-- STATED TASK --
Return each line of the data below exactly, omitting any pictures.

==*==

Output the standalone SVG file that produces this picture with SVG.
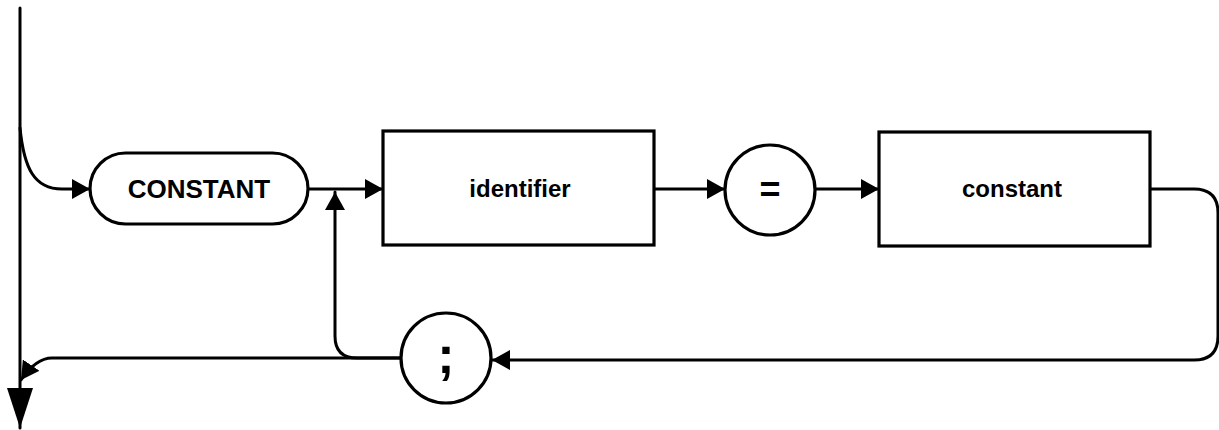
<svg xmlns="http://www.w3.org/2000/svg" width="1219" height="430" viewBox="0 0 1219 430">
<style>
.ln{fill:none;stroke:#000;stroke-width:3;stroke-linecap:round;stroke-linejoin:round}
.shape{fill:#fff;stroke:#000;stroke-width:3.2}
.lbl{font-family:"Liberation Sans",Arial,sans-serif;font-weight:bold;fill:#000;text-anchor:middle}
</style>
<defs>
<marker id="arr" viewBox="0 0 18 20" refX="18" refY="10" markerWidth="18" markerHeight="20" orient="auto" markerUnits="userSpaceOnUse">
<path d="M0,0 L18,10 L0,20 Z" fill="#000"/>
</marker>
<marker id="big" viewBox="0 0 40 26" refX="40" refY="13" markerWidth="40" markerHeight="26" orient="auto" markerUnits="userSpaceOnUse">
<path d="M0,0 L40,13 L0,26 Z" fill="#000"/>
</marker>
</defs>
<g id="connectors">
<path class="ln" d="M20,8 L20,428" marker-end="url(#big)"/>
<path class="ln" d="M20,128 C24,168 34,189 62,189 L90,189" marker-end="url(#arr)"/>
<path class="ln" d="M308,189 L383,189" marker-end="url(#arr)"/>
<path class="ln" d="M654,189 L725,189" marker-end="url(#arr)"/>
<path class="ln" d="M815,189 L879,189" marker-end="url(#arr)"/>
<path class="ln" d="M1150,189 L1194,189 Q1218,189 1218,213 L1218,336 Q1218,360 1194,360 L492,360" marker-end="url(#arr)"/>
<path class="ln" d="M401,358 L357,358 Q335,358 335,336 L335,192" marker-end="url(#arr)"/>
<path class="ln" d="M401,358 L52,358 Q36,358 21,380" marker-end="url(#arr)"/>
</g>
<g id="node-CONSTANT">
<rect class="shape" x="90" y="153" width="218" height="71" rx="35.5"/>
<text class="lbl" x="199" y="198" font-size="26">CONSTANT</text>
</g>
<g id="node-identifier">
<rect class="shape" x="383" y="131" width="271" height="114"/>
<text class="lbl" x="520" y="197" font-size="24">identifier</text>
</g>
<g id="node-equals">
<circle class="shape" cx="770" cy="190" r="45"/>
<text class="lbl" x="770" y="202" font-size="36">=</text>
</g>
<g id="node-constant">
<rect class="shape" x="879" y="132" width="271" height="114"/>
<text class="lbl" x="1012" y="197" font-size="24">constant</text>
</g>
<g id="node-semicolon">
<circle class="shape" cx="446" cy="358" r="45"/>
<text class="lbl" x="446" y="373" font-size="52">;</text>
</g>
</svg>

==*==

-- SOLUTION TO THE PROBLEM --
Output the standalone SVG file that produces this picture with SVG.
<svg xmlns="http://www.w3.org/2000/svg" width="1219" height="430" viewBox="0 0 1219 430">
<style>
.ln{fill:none;stroke:#000;stroke-width:3;stroke-linecap:round;stroke-linejoin:round}
.shape{fill:#fff;stroke:#000;stroke-width:3.2}
.lbl{font-family:"Liberation Sans",Arial,sans-serif;font-weight:bold;fill:#000;text-anchor:middle}
</style>
<defs>
<marker id="arr" viewBox="0 0 18 20" refX="18" refY="10" markerWidth="18" markerHeight="20" orient="auto" markerUnits="userSpaceOnUse">
<path d="M0,0 L18,10 L0,20 Z" fill="#000"/>
</marker>
<marker id="big" viewBox="0 0 40 26" refX="40" refY="13" markerWidth="40" markerHeight="26" orient="auto" markerUnits="userSpaceOnUse">
<path d="M0,0 L40,13 L0,26 Z" fill="#000"/>
</marker>
</defs>
<g id="connectors">
<path class="ln" d="M20,8 L20,428" marker-end="url(#big)"/>
<path class="ln" d="M20,128 C24,168 34,189 62,189 L90,189" marker-end="url(#arr)"/>
<path class="ln" d="M308,189 L383,189" marker-end="url(#arr)"/>
<path class="ln" d="M654,189 L725,189" marker-end="url(#arr)"/>
<path class="ln" d="M815,189 L879,189" marker-end="url(#arr)"/>
<path class="ln" d="M1150,189 L1194,189 Q1218,189 1218,213 L1218,336 Q1218,360 1194,360 L492,360" marker-end="url(#arr)"/>
<path class="ln" d="M401,358 L357,358 Q335,358 335,336 L335,192" marker-end="url(#arr)"/>
<path class="ln" d="M401,358 L52,358 Q36,358 21,380" marker-end="url(#arr)"/>
</g>
<g id="node-CONSTANT">
<rect class="shape" x="90" y="153" width="218" height="71" rx="35.5"/>
<text class="lbl" x="199" y="198" font-size="26">CONSTANT</text>
</g>
<g id="node-identifier">
<rect class="shape" x="383" y="131" width="271" height="114"/>
<text class="lbl" x="520" y="197" font-size="24">identifier</text>
</g>
<g id="node-equals">
<circle class="shape" cx="770" cy="190" r="45"/>
<text class="lbl" x="770" y="202" font-size="36">=</text>
</g>
<g id="node-constant">
<rect class="shape" x="879" y="132" width="271" height="114"/>
<text class="lbl" x="1012" y="197" font-size="24">constant</text>
</g>
<g id="node-semicolon">
<circle class="shape" cx="446" cy="358" r="45"/>
<text class="lbl" x="446" y="373" font-size="52">;</text>
</g>
</svg>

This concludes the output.